Toutes ces caractéristiques ont permis aux peuples autochtones vivant dans cette végétation de défendre leur territoire durant le XVII siècle. La résistance du peuple Cuna, en particulier, fit du Bas Atrato un territoire indépendant de l'empire espagnol. Les conquistadores absents sur le territoire attirait d'autres présences : pirates et boucaniers français, hollandais et anglais qui entraient par le fleuve Atrato apportant contrebande et armes aux autochtones en échange d'écailles, d'or et de lamantin. La couronne espagnole voulût éliminer ce phénomène et ordonna la fermeture du fleuve Atrato jusqu'en 1783 où il fût réouvert pour le commerce. Lors de la conquête, la ville d'Antioquia avait servie l'organisation de neufs expéditions au Chocò ( 1557, 1570, 1639, 1640, 1670, 1676, 1684, 1711 et 1775). Le moteur de l'occupation espagnol dans le haut et le moyen Atrato fût la richesse aurifère et impliqua la nécessité croissante de mains ouvrières importées du Congo, de l'Angola et de la côte ouest de Guinée. Les Africains arrivaient au port de Cartagène où ils étaient achetés par les propriétaires de mines et d'esclaves pour ensuite être envoyés dans les mines du Choco. Après l'abolition de l'esclavage, ces populations afrodescendantes ont développés une agriculture paysanne à échelle humaine.
Ce sont ces humanités métisses, autochtones, et afrodescendantes qui sont aujourd'hui en péril face au progrès effréné impulsé par la communauté des gens d'affaires qui souhaite propulser la Colombie sur le marché mondialisé. Le département d'Antioquia, à l'est du Choco, est le principal lobby auprès de l'état Colombien et Panaméen en faveur de la panaméricaine et des nombreux projets : routes, ponts, gazoduc, connexion électrique, port de mer; en Colombie, ainsi qu'avec le Panama, l'Équateur et le Vénézuela. La capitale de ce département Medellìn, qui est la deuxième ville en importante en Colombie semble être la plaque tournante de l'économie et le haut lieu par lequel fluctuent plusieurs projets d'infrastructures. Il suffit de visiter le site
www.ceo.org.co pour constater qu'un large carrousel impressorial profite du pillage de la nature et en fait sa monnaie courante. Guidés par le dogme de l'économie d'exportation; les fleurs exotiques, les métaux, la forêt, ainsi que leurs nombreux dérivés tel le "tourisme écologique", la métallurgie, la fabrique de papier et pour compléter la boucle la construction d'infrastructures, sont les domaines couverts par la panoplie d'entreprises qui se développent dans ce département.

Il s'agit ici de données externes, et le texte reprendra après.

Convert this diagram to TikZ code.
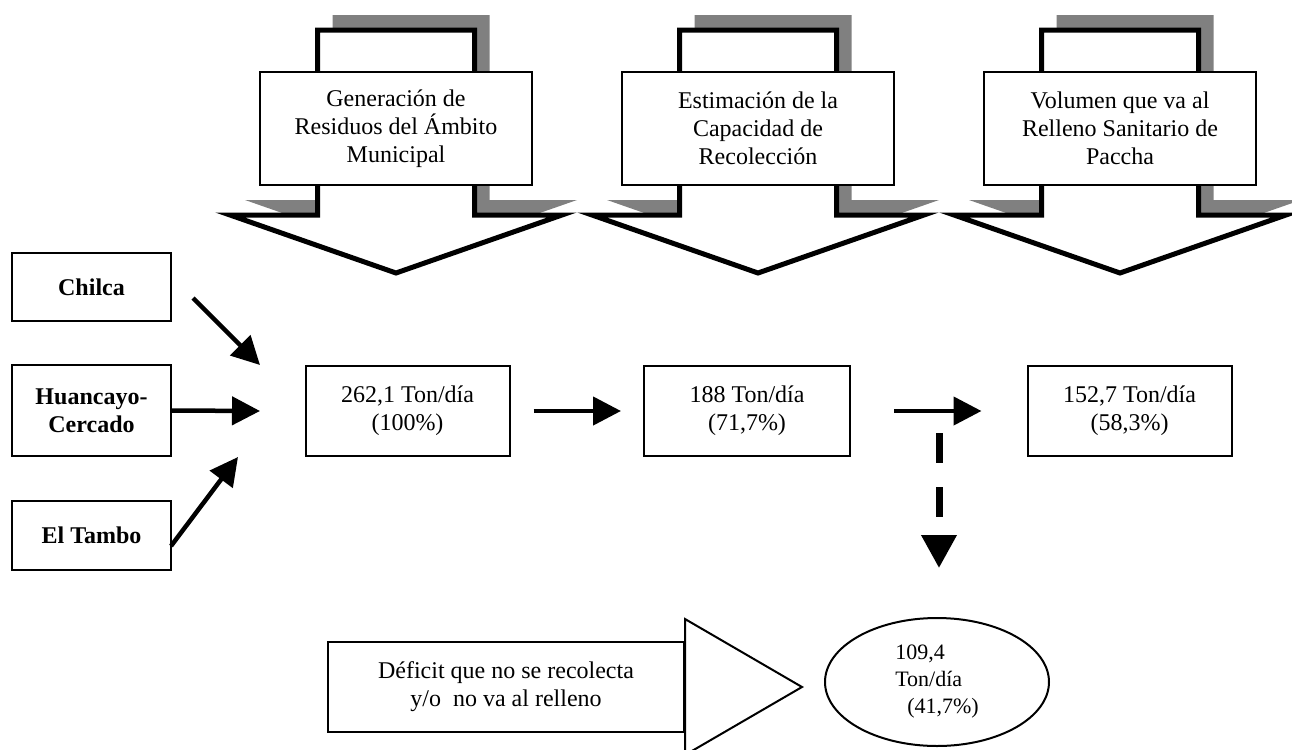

Le 8 juin passé à Maracaibo au Venezuela les présidents Uribe et Chavez, avec la présence du président Panaméen Martin Torrijos, ont inauguré un projet énergétique d'envergure en faisant la première soudure de la phase 1 de la construction du gazoduc. Cette action cadre avec les prétentions maintenant publiques d'un marché global de l'énergie comme articulée dans IIRSA Initiative pour l'intégration de l'infrastructure régionale sud Américaine et le SIEPAC Système pour l'interconnexion électrique pour l'Amérique centrale, accords dans lesquels l'entreprise ISA interconnexion électrique Sud Américaine de Medellin, Antioquia est impliquée. La présence symbolique du président Panaméen vient affirmer que le gazoduc n'est que le commencement d'autres travaux d'infrastructures entre la Colombie et le Panama. D'ailleurs, comme paru dans les documents de la Banque Interaméricaine de Développement ont ne parle plus seulement du Plan Puebla Panama, mais bien du Plan Puebla Panama Pantagonie. Ce "vent de progrès" ainsi que les silences démocratiques ne cachent pas en Colombie que la géographie de la violence est la même que celle des mégaprojets.
Les populations du Choco qui avaient été déplacées de force en 1997 par la menace armée qui fût le théâtre de la cruauté paramilitaire et militaire, sont revenus sur leurs terres, car elles sont déterminées à vivre. Elles ont formé des îlots de résistance appelés zone humanitaires qui sont regroupées par le CAVIDA : Conseil Communautaires associés des Communautés, d'Autodétermination, de Vie, de Dignité du Cacarica. Elles sont en lien avec d'autres zones humanitaires en Colombie ainsi qu'avec des organisations nationales et internationales de défenses des droits humains. Elles organisent des rencontres internationales dont la 6ème eue lieu dans le Cacarica- Darién du 20 au 28 février 2006, où pendant 6 jours plus d'une centaines d'humains venus des quatre coins de la planète ont effectué un pèlerinage à travers le Darién observant la beauté de la nature et prenant conscience de sa fragilité face aux mégaprojets qui la menacent. Les deux derniers jours permirent de solidifier les conclusions de la rencontre du Réseau d'Alternatives à l'impunité et à la mondialisation génératrice d'exclusion réalisée à Madrid en juin 2005, en plus d'être le préambule de celle qui se réalisera au É-U au mois de juin 2006. Une des pistes d'actions, en lien avec le territoire est d'impulser une consultation populaire globale au sujet de la réalisation du projet d'infrastructure de la panaméricaine ainsi que les projets en lien avec les accords bilatéraux entre les gouvernements de Colombie et du Venezuela.
En conclusion, il est important de mentionner que le projet de construction d'une route panaméricaine a précédé largement le phénomène de la mondialisation néo-libérale. Déjà en 1928, lors de la Conférence InterAmérique, les États-Unis la comparait aux chemins de l'empire Inca. À la fin des années 70 sa construction fut arrêtée par l'ordre d'un juge fédéral des É-U attentif aux appels des écologistes de son pays. En 2006, c'est dans un contexte global qu'il faut se mobiliser contre cette initiative.
En connectant nos réseaux de résistance à ceux des comunautés en lutte pour la Vie,
l’Autodétermination et le territoire.